Somos todos assassinos?

Amanhã, ganhe uns segundos na vida ao pensar nesses milhões de vítimas e nas profundezas da espécie humana.

O Holocausto, cujo Dia Internacional da Memória se comemora amanhã, foi muito provavelmente o evento mais sinistro da história da Humanidade. 

Embora os números do Holocausto sejam sempre motivo de controvérsia, não restam dúvidas que foram milhões e milhões os judeus assassinados, a que acresceram os ciganos, os homossexuais, os comunistas, os doentes mentais e, também, os prisioneiros de guerra soviéticos. Mortos tão-somente e exactamente por serem judeus, ciganos, homossexuais, doentes mentais, comunistas ou prisioneiros de guerra soviéticos. Milhões que, pela sua dimensão e horror, quase perdem o significado por passarem a ser uma abstracção, algo em que não conseguimos acreditar verdadeiramente.

Para muitos, o Holocausto confunde-se com as imagens dos campos de concentração ou de extermínio mais conhecidos como Auschwitz-Birkenau e Bergen-Belsen ou outros, verdadeiras fábricas da morte geridas pelo Estado alemão. Mas, pese embora a forma organizada e sistemática como foi sendo construída a máquina de eliminação dos elementos que não mereciam fazer parte do Reich, por serem considerados racialmente indesejáveis — de que os judeus eram o paradigma —, a verdade é que o Holocausto não foi meramente, se assim se pode dizer, o sinistro fruto da existência e do funcionamento de um Estado totalitário nem se concretizou só nos campos de concentração.

Compreender como foi possível acontecer o inominável é uma tarefa para os historiadores mas também para cada um de nós enquanto parcelas da Humanidade, já que todos somos vítimas e carrascos.
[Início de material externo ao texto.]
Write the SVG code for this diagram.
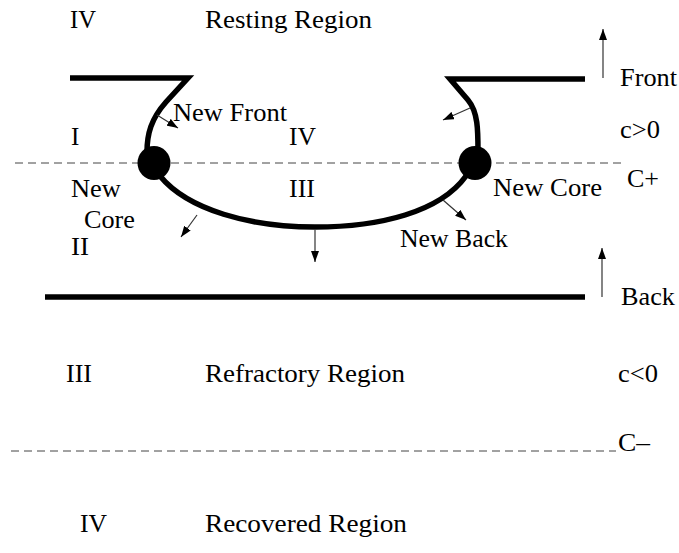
<svg xmlns="http://www.w3.org/2000/svg" width="679" height="553" viewBox="0 0 679 553">
<defs>
<style>
text{font-family:"Liberation Serif","Times New Roman",serif;font-size:25px;fill:#000}
.thick{fill:none;stroke:#000;stroke-width:5.5;stroke-linejoin:miter}
.dash{fill:none;stroke:#444;stroke-width:1;stroke-dasharray:8 5}
.arr{fill:none;stroke:#333;stroke-width:1.2;marker-end:url(#ah)}
</style>
<marker id="ah" markerUnits="userSpaceOnUse" markerWidth="11" markerHeight="8" refX="11" refY="4" orient="auto">
<path d="M0,0 L11,4 L0,8 z" fill="#000"/>
</marker>
</defs>
<rect width="679" height="553" fill="#fff"/>
<g id="levels">
<line class="dash" x1="15" y1="163" x2="622" y2="163"/>
<line class="dash" x1="11" y1="451" x2="616" y2="451"/>
</g>
<g id="wave">
<path class="thick" d="M70,78 H188 L166,102 C151,119 147,134 147,152"/>
<path class="thick" d="M585,79 H450 L468,100 C478,112 478,130 478,152"/>
<path class="thick" d="M160,176 C188,210 250,227 315,227 C380,227 440,212 466,176"/>
<path class="thick" d="M45,297 H585"/>
<ellipse cx="154" cy="163" rx="16.5" ry="17" fill="#000"/>
<ellipse cx="475" cy="163" rx="16.5" ry="17" fill="#000"/>
</g>
<g id="connectors">
<line class="arr" x1="157" y1="115" x2="178" y2="128"/>
<line class="arr" x1="197" y1="215" x2="181" y2="237"/>
<line class="arr" x1="315" y1="230" x2="315" y2="262"/>
<line class="arr" x1="470" y1="108" x2="443" y2="120"/>
<line class="arr" x1="443" y1="200" x2="466" y2="220"/>
<line class="arr" x1="603" y1="78" x2="603" y2="29"/>
<line class="arr" x1="602" y1="297" x2="602" y2="248"/>
</g>
<g id="labels">
<text x="70" y="28" textLength="26" lengthAdjust="spacingAndGlyphs">IV</text>
<text x="205" y="28" textLength="167" lengthAdjust="spacingAndGlyphs">Resting Region</text>
<text x="173" y="121" textLength="114" lengthAdjust="spacingAndGlyphs">New Front</text>
<text x="71" y="145">I</text>
<text x="289" y="145" textLength="27" lengthAdjust="spacingAndGlyphs">IV</text>
<text x="71" y="197" textLength="50" lengthAdjust="spacingAndGlyphs">New</text>
<text x="84" y="228" textLength="51" lengthAdjust="spacingAndGlyphs">Core</text>
<text x="71" y="255" textLength="18" lengthAdjust="spacingAndGlyphs">II</text>
<text x="289" y="197" textLength="26" lengthAdjust="spacingAndGlyphs">III</text>
<text x="493" y="196" textLength="109" lengthAdjust="spacingAndGlyphs">New Core</text>
<text x="400" y="247" textLength="108" lengthAdjust="spacingAndGlyphs">New Back</text>
<text x="620" y="86" textLength="57" lengthAdjust="spacingAndGlyphs">Front</text>
<text x="620" y="138" textLength="40" lengthAdjust="spacingAndGlyphs">c&gt;0</text>
<text x="627" y="187" textLength="32" lengthAdjust="spacingAndGlyphs">C+</text>
<text x="621" y="305" textLength="54" lengthAdjust="spacingAndGlyphs">Back</text>
<text x="66" y="382" textLength="26" lengthAdjust="spacingAndGlyphs">III</text>
<text x="205" y="382" textLength="200" lengthAdjust="spacingAndGlyphs">Refractory Region</text>
<text x="618" y="382" textLength="40" lengthAdjust="spacingAndGlyphs">c&lt;0</text>
<text x="618" y="451" textLength="32" lengthAdjust="spacingAndGlyphs">C–</text>
<text x="80" y="532" textLength="27" lengthAdjust="spacingAndGlyphs">IV</text>
<text x="205" y="532" textLength="202" lengthAdjust="spacingAndGlyphs">Recovered Region</text>
</g>
</svg>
Quem leu — e toda a gente devia ler — o texto “História e Holocausto – Estudar o passado, conhecer os assassinos”, de Irene Flunser Pimentel, publicado no PÚBLICO no passado dia 14, ficou a conhecer os meandros percorridos pelos historiadores para nos ajudarem a compreender e explicar o que se passou: desde a demonização dos principais responsáveis até à banalidade do mal, obra de homens vulgares, da valorização do poder e da vontade anti-semita de Hitler até à cumplicidade das elites alemãs ou, ainda, desde a valorização da ideologia nazi como motor dos acontecimentos até ao entendimento de que as circunstâncias terão sido determinantes na passagem do normal para o patológico nos comportamentos de muitos dos executantes, passando pelo notável conceito da “obediência por antecipação” para explicar o comportamento de muitos nazis a nível local que fizeram (mataram) muito mais do que lhes era exigido ou solicitado, há muitas obras que nos iluminam na busca da compreensão desse período de negrume.
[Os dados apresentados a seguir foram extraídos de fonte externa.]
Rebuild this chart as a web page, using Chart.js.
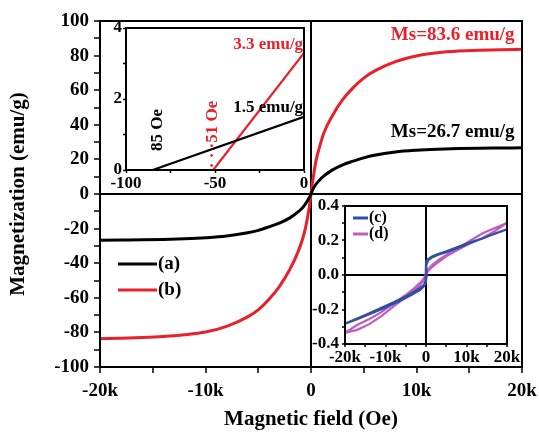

Parece claro que não foram só nazis que permitiram e levaram a cabo o Holocausto, embora, naturalmente, fossem os seus grandes teóricos e impulsionadores. Seguramente que sem Hitler e o anti-semitismo da ideologia nazi não existiria o Holocausto, mas o Holocausto não teria também existido só com Hitler e os militantes nazis.
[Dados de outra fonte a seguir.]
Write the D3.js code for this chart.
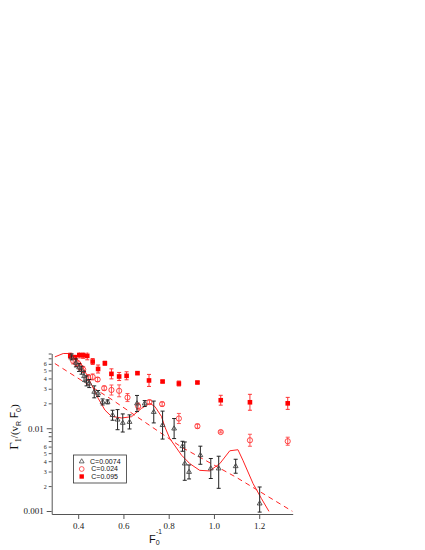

O Holocausto começou muito antes da II Guerra Mundial e foi fruto do trabalho e da activa colaboração de milhares e milhares de alemães muito antes do começo da II Guerra Mundial. Cidadãos normais e comuns, pais e mães de família, socialmente integrados e cumpridores dos seus deveres e não apenas cidadãos comprometidos com o nazismo e que ocupavam lugares oficiais ou com responsabilidades políticas e sociais. Cidadãos que, encorajados pela propaganda e pelas leis anti-semitas, mas de uma forma voluntária e activa, foram ao longo dos anos afastando os judeus da vida pública, proibindo-lhes a frequência dos mais diversos locais, desde as praias, universidades ou jardins, excluindo-os das mais diversas profissões como médicos, advogados ou juízes e muitas outras, boicotando o seu trabalho e comércio, desprezando-os e vilipendiando-os até perderem a sua humanidade. Os judeus eram para muita e muita gente comum, na Alemanha nazi, seres inferiores e repugnantes que podiam — como foram — ser segregados, subjugados e eliminados sem problemas éticos, morais ou religiosos.

Amanhã, ganhe uns segundos na vida ao pensar nesses milhões de vítimas e, também, nas profundezas da espécie humana, que permitiram que pessoas comuns se transformassem em autores ou cúmplices de um dos eventos mais sinistros da história da Humanidade.